A lot was at stake and far fewer were burnt at stake.

This is simply the most important thing that has ever happened. It began as a philosophical movement in the mid eighteenth century, gathered pace and has changed the whole cultural landscape of the Western World for the better.

The premise for the Age of Reason/Enlightenment was to challenge ideas based on tradition or religion and move to a system based on reason and scientific method. This inevitably took religion out of controlling people and introduced the present secular states where tyrants, despots and conmen were free to either directly set up rigged systems or pervert democracy in order to gain power.

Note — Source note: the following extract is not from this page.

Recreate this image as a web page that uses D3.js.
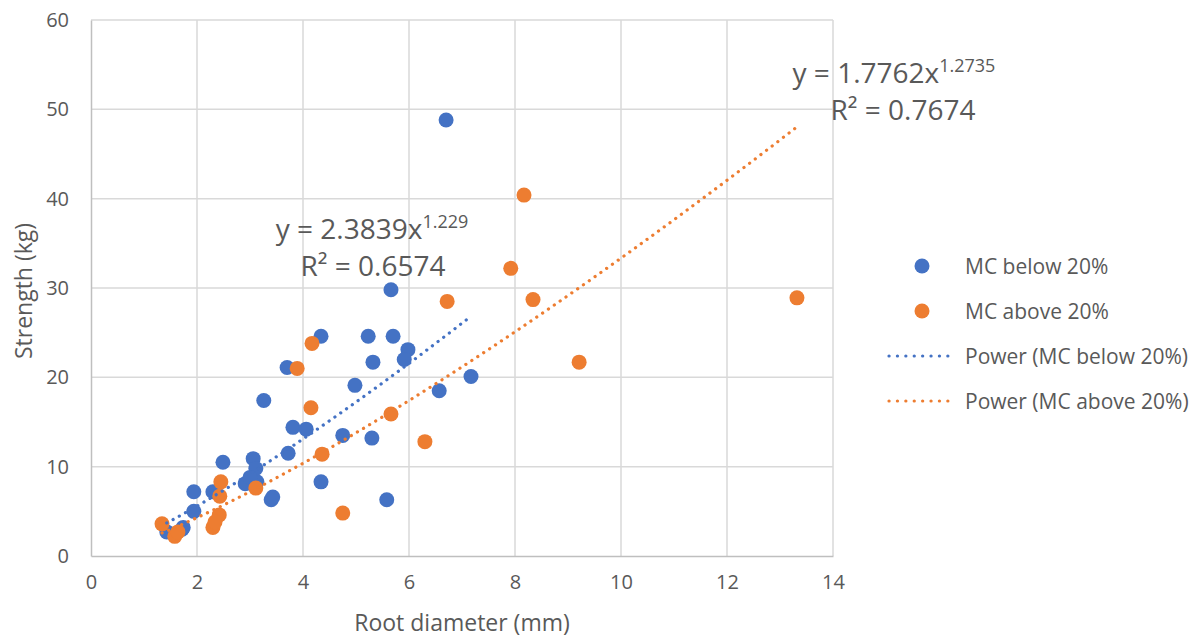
<!DOCTYPE html>
<html>
<head>
<meta charset="utf-8">
<script src="https://cdn.jsdelivr.net/npm/d3@7"></script>
<style>
  body { margin: 0; background: #fff; }
  text { font-family: "Open Sans", "Liberation Sans", sans-serif; fill: #595959; }
</style>
</head>
<body>
<svg width="1200" height="641"></svg>
<script>
// MC below 20%
var belowX = [6.70, 5.66, 5.70, 5.23, 4.34, 5.32, 5.98, 5.91, 3.70, 4.98, 7.17, 6.57, 3.26, 3.81, 4.06, 4.75,
              5.30, 3.72, 2.49, 3.06, 3.11, 2.91, 3.13, 3.00, 1.94, 2.30, 1.94, 3.40, 3.43, 4.34, 5.58,
              1.72, 1.43, 1.74];
var belowY = [48.8, 29.8, 24.6, 24.6, 24.6, 21.7, 23.1, 22.0, 21.1, 19.1, 20.1, 18.5, 17.4, 14.4, 14.2, 13.5,
              13.2, 11.5, 10.5, 10.9, 9.8, 8.1, 8.3, 8.8, 7.2, 7.2, 5.0, 6.3, 6.6, 8.3, 6.3,
              3.0, 2.7, 3.2];
// MC above 20%
var aboveX = [8.17, 7.92, 6.72, 8.34, 13.32, 9.21, 4.17, 3.89, 4.15, 5.66, 6.30, 4.36, 3.11, 4.75,
              2.45, 2.43, 2.42, 2.30, 2.34, 1.34, 1.58, 1.64];
var aboveY = [40.4, 32.2, 28.5, 28.7, 28.9, 21.7, 23.8, 21.0, 16.6, 15.9, 12.8, 11.4, 7.6, 4.8,
              8.3, 6.7, 4.6, 3.2, 3.8, 3.6, 2.2, 2.7];

// power trend lines y = a * x^b
var trendBelow = { a: 2.3839, b: 1.229, r2: "0.6574" };
var trendAbove = { a: 1.7762, b: 1.2735, r2: "0.7674" };

var xTicks = [0, 2, 4, 6, 8, 10, 12, 14];
var yTicks = [0, 10, 20, 30, 40, 50, 60];

var blue = "#4472C4", orange = "#ED7D31";

var svg = d3.select("svg");
var margin = { left: 91, top: 20, right: 833, bottom: 556 };

var x = d3.scaleLinear().domain([0, 14]).range([margin.left, margin.right]);
var y = d3.scaleLinear().domain([0, 60]).range([margin.bottom, margin.top]);

// gridlines
svg.append("g").selectAll("line").data(xTicks.slice(1)).enter().append("line")
    .attr("x1", function(d) { return x(d); }).attr("x2", function(d) { return x(d); })
    .attr("y1", y(0)).attr("y2", y(60))
    .attr("stroke", "#d9d9d9").attr("stroke-width", 1.5);
svg.append("g").selectAll("line").data(yTicks.slice(1)).enter().append("line")
    .attr("y1", function(d) { return y(d); }).attr("y2", function(d) { return y(d); })
    .attr("x1", x(0)).attr("x2", x(14))
    .attr("stroke", "#d9d9d9").attr("stroke-width", 1.5);

// axes
var xAxis = svg.append("g").attr("transform", "translate(0," + y(0) + ")")
    .call(d3.axisBottom(x).tickValues(xTicks).tickSize(0).tickPadding(19));
var yAxis = svg.append("g").attr("transform", "translate(" + x(0) + ",0)")
    .call(d3.axisLeft(y).tickValues(yTicks).tickSize(0).tickPadding(22));
[xAxis, yAxis].forEach(function(a) {
  a.select(".domain").attr("stroke", "#bfbfbf").attr("stroke-width", 1.5);
  a.selectAll("text").style("font-size", "20px").style("fill", "#595959")
      .style("font-family", "'Open Sans', sans-serif");
});

// axis titles
svg.append("text").attr("x", 462).attr("y", 631).attr("text-anchor", "middle")
    .style("font-size", "23px").text("Root diameter (mm)");
svg.append("text").attr("transform", "translate(32,291) rotate(-90)").attr("text-anchor", "middle")
    .style("font-size", "23px").text("Strength (kg)");

// trend lines
function trendPts(t, xs) {
  var lo = d3.min(xs), hi = d3.max(xs);
  return d3.range(0, 101).map(function(i) {
    var xv = lo + (hi - lo) * i / 100;
    return [xv, t.a * Math.pow(xv, t.b)];
  });
}
var line = d3.line().x(function(d) { return x(d[0]); }).y(function(d) { return y(d[1]); });

// points
function drawPts(xs, ys, col) {
  svg.append("g").selectAll("circle").data(xs).enter().append("circle")
      .attr("cx", function(d) { return x(d); })
      .attr("cy", function(d, i) { return y(ys[i]); })
      .attr("r", 7.5)
      .attr("fill", col);
}
drawPts(belowX, belowY, blue);
drawPts(aboveX, aboveY, orange);

[[trendBelow, belowX, blue], [trendAbove, aboveX, orange]].forEach(function(t) {
  svg.append("path").datum(trendPts(t[0], t[1])).attr("d", line)
      .attr("fill", "none").attr("stroke", t[2]).attr("stroke-width", 3.2)
      .attr("stroke-linecap", "round").attr("stroke-dasharray", "0.1,7");
});

// equations
function eq(t, cx, cy, cx2) {
  var g = svg.append("text").attr("x", cx).attr("y", cy).attr("text-anchor", "middle")
      .style("font-size", "28px");
  g.append("tspan").text("y = " + t.a + "x");
  g.append("tspan").attr("dy", -11).style("font-size", "18px").text(String(t.b));
  svg.append("text").attr("x", cx2).attr("y", cy + 37).attr("text-anchor", "middle")
      .style("font-size", "28px").text("R\u00B2 = " + t.r2);
}
eq(trendBelow, 372, 239, 373);
eq(trendAbove, 894, 83, 903);

// legend
var legend = [
  { label: "MC below 20%", col: blue, type: "pt" },
  { label: "MC above 20%", col: orange, type: "pt" },
  { label: "Power (MC below 20%)", col: blue, type: "ln" },
  { label: "Power (MC above 20%)", col: orange, type: "ln" }
];
var lg = svg.append("g").selectAll("g").data(legend).enter().append("g")
    .attr("transform", function(d, i) { return "translate(0," + (266 + i * 45) + ")"; });
lg.each(function(d) {
  var g = d3.select(this);
  if (d.type === "pt") {
    g.append("circle").attr("cx", 922).attr("cy", 0).attr("r", 7.5).attr("fill", d.col);
  } else {
    g.append("line").attr("x1", 889).attr("x2", 956).attr("y1", 0).attr("y2", 0)
        .attr("stroke", d.col).attr("stroke-width", 3.2)
        .attr("stroke-linecap", "round").attr("stroke-dasharray", "0.1,8.3");
  }
  g.append("text").attr("x", 965).attr("y", 8).style("font-size", "21px").text(d.label);
});
</script>
</body>
</html>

A great improvement. Well, at least people were no longer publically beheaded or buried up to their shoulders and pelted with rocks for blasphemy.

People could at last ask to see photographic evidence of tablets being passed down, burning bushes or audio recordings of conversations with supernatural forces in caves or up on mountain tops without fear of torture.

As soon as religion was taken out of the equation we experienced rapid progress. Science ruled. In contrast those cultures still ruled by religious superstition continued to stagnate.

I do not make the case that everything is hunky-dory. That is far from the case. In many ways the Age of Enlightenment heralded all sorts of moral and social problems that we are still battling to address today. It has unleashed a chaotic state. This needs addressing. Religion gave people structure and purpose even if that was madness and stupidity. Freedom from religion has left many people directionless and aimless with only hedonism to fall back on. I’ve nothing against hedonism but ultimately it is vacuous. What is necessary is for the State to provide purpose and impetus before the fanatics of religion rise up to fill that hole. Nature and creativity are good for that.

Without religion there is still plenty to marvel and wonder at. Life can be full and satisfying.

Politicians have so far not been particularly inspiring in this direction. They had better get their act together. The alternative could be religious oppression and back to the scourge of misogynistic conservatism stifling thought and expression – the thought of that is dire.

However the writers, artists, poets, dancers, musicians and other creative folk have been doing a great job in making life worthwhile and filling the hole religion used to occupy. Long may they continue!